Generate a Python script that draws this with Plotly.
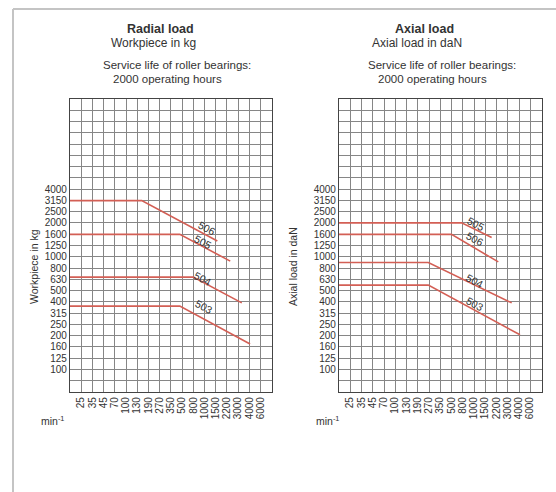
import numpy as np
import plotly.graph_objects as go

# speed scale (min-1), evenly spaced columns
SPEEDS = ["25", "35", "45", "70", "100", "130", "190", "270", "350",
          "500", "800", "1000", "1500", "2200", "3000", "4000", "6000"]
# load scale labels (kg / daN)
LOADS = [100, 125, 160, 200, 250, 315, 400, 500, 630, 800,
         1000, 1250, 1600, 2000, 2500, 3150, 4000]

# curves: x = position on the speed scale (column index), y = load
RADIAL = {
    "506": ([-1, 5.4, 12.15], [3150, 3150, 1380]),
    "505": ([-1, 8.8, 13.3], [1580, 1580, 915]),
    "504": ([-1, 10.0, 14.33], [660, 660, 390]),
    "503": ([-1, 8.8, 15.07], [365, 365, 168]),
}
AXIAL = {
    "505": ([-1, 9.9, 12.57], [2000, 2000, 1480]),
    "506": ([-1, 9.0, 13.16], [1580, 1580, 900]),
    "504": ([-1, 6.94, 14.35], [890, 890, 390]),
    "503": ([-1, 6.94, 15.09], [560, 560, 203]),
}
# where the bearing size labels sit (speed position, load)
RADIAL_LABELS = {"506": (11.2, 1800), "505": (10.9, 1350), "504": (10.9, 640), "503": (11.0, 358)}
AXIAL_LABELS = {"505": (11.2, 1960), "506": (11.1, 1440), "504": (11.1, 615), "503": (11.1, 382)}

W, H = 556, 492
FONT = "Liberation Sans, Arial, sans-serif"
TXT = "#333333"
RED = "#d35f55"

# one grid line per R10 step, labels only on the load scale values
grid_vals = [10 ** (k / 10) for k in range(18, 45)]
grid_text = []
for v in grid_vals:
    lab = ""
    for l in LOADS:
        if abs(np.log10(v) - np.log10(l)) < 0.02:
            lab = str(l)
    grid_text.append(lab)

fig = go.Figure()


def add_panel(n, curves, labels):
    xa = "x" if n == 1 else "x2"
    ya = "y" if n == 1 else "y2"
    for name, (xs, ys) in curves.items():
        fig.add_trace(go.Scatter(x=xs, y=ys, mode="lines", xaxis=xa, yaxis=ya,
                                 line=dict(color=RED, width=1.6), showlegend=False,
                                 hoverinfo="skip"))
    for name, (lx, ly) in labels.items():
        fig.add_annotation(x=lx, y=np.log10(ly), xref=xa, yref=ya, text=name,
                           showarrow=False, textangle=28,
                           font=dict(family=FONT, size=10.5, color=TXT))


add_panel(1, RADIAL, RADIAL_LABELS)
add_panel(2, AXIAL, AXIAL_LABELS)

xdom1 = [70 / W, 271.7 / W]
xdom2 = [339 / W, 541.5 / W]
ydom = [(H - 392) / H, (H - 99) / H]

xcommon = dict(range=[-1, 17], tickmode="array", tickvals=list(range(len(SPEEDS))),
               ticktext=SPEEDS, tickangle=-90, showgrid=True, gridcolor="#868686",
               gridwidth=1, showline=True, linecolor="#444444", linewidth=1.2,
               mirror=True, ticks="", zeroline=False,
               tickfont=dict(family=FONT, size=10, color=TXT))
ycommon = dict(type="log", range=[1.8, 4.4], tickmode="array", tickvals=grid_vals,
               ticktext=grid_text, showgrid=True, gridcolor="#868686", gridwidth=1,
               showline=True, linecolor="#444444", linewidth=1.2, mirror=True,
               ticks="", zeroline=False, tickfont=dict(family=FONT, size=10, color=TXT))

fig.update_layout(
    width=W, height=H, margin=dict(l=0, r=0, t=0, b=0),
    paper_bgcolor="white", plot_bgcolor="white",
    xaxis=dict(domain=xdom1, anchor="y", **xcommon),
    yaxis=dict(domain=ydom, anchor="x", **ycommon),
    xaxis2=dict(domain=xdom2, anchor="y2", **xcommon),
    yaxis2=dict(domain=ydom, anchor="x2", **ycommon),
)

# headings and axis captions
texts = [
    ("<b>Radial load</b>", 160, 29, 12.5),
    ("Workpiece in kg", 153, 43, 12),
    ("Service life of roller bearings:", 177, 65, 11.5),
    ("2000 operating hours", 167, 79, 11.5),
    ("<b>Axial load</b>", 424, 29, 12.5),
    ("Axial load in daN", 417, 43, 12),
    ("Service life of roller bearings:", 442, 65, 11.5),
    ("2000 operating hours", 432, 79, 11.5),
    ("min<sup>-1</sup>", 52, 420, 10.5),
    ("min<sup>-1</sup>", 327, 420, 10.5),
]
for t, px, py, fs in texts:
    fig.add_annotation(x=px / W, y=1 - py / H, xref="paper", yref="paper", text=t,
                       showarrow=False, xanchor="center", yanchor="middle",
                       font=dict(family=FONT, size=fs, color=TXT))

for t, px in [("Workpiece in kg", 34), ("Axial load in daN", 293)]:
    fig.add_annotation(x=px / W, y=1 - 267 / H, xref="paper", yref="paper", text=t,
                       showarrow=False, textangle=-90, xanchor="center", yanchor="middle",
                       font=dict(family=FONT, size=10.5, color=TXT))

# outer frame (top and left edge)
fig.add_shape(type="line", xref="paper", yref="paper", x0=13 / W, x1=1, y0=1 - 9 / H, y1=1 - 9 / H,
              line=dict(color="#c4c4c4", width=2))
fig.add_shape(type="line", xref="paper", yref="paper", x0=13 / W, x1=13 / W, y0=0, y1=1 - 9 / H,
              line=dict(color="#c4c4c4", width=2))

# page has a default body margin; drop it so the figure sits at the window origin
fig.write_html("out.html", config={"displayModeBar": False},
               post_script="document.body.style.margin='0px';")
◇ ◇ ◇ ◇ ◇ ◇ ◇
▶ _Stated problem_:
Without any pictures, reproduce the lines from the first one in the material through the line that has "1000, 1250, 1600, 2000, 2500, 3150, 4000]", exactly as they appear.

▶ _Result of this exercise_:
Generate a Python script that draws this with Plotly.
import numpy as np
import plotly.graph_objects as go

# speed scale (min-1), evenly spaced columns
SPEEDS = ["25", "35", "45", "70", "100", "130", "190", "270", "350",
          "500", "800", "1000", "1500", "2200", "3000", "4000", "6000"]
# load scale labels (kg / daN)
LOADS = [100, 125, 160, 200, 250, 315, 400, 500, 630, 800,
         1000, 1250, 1600, 2000, 2500, 3150, 4000]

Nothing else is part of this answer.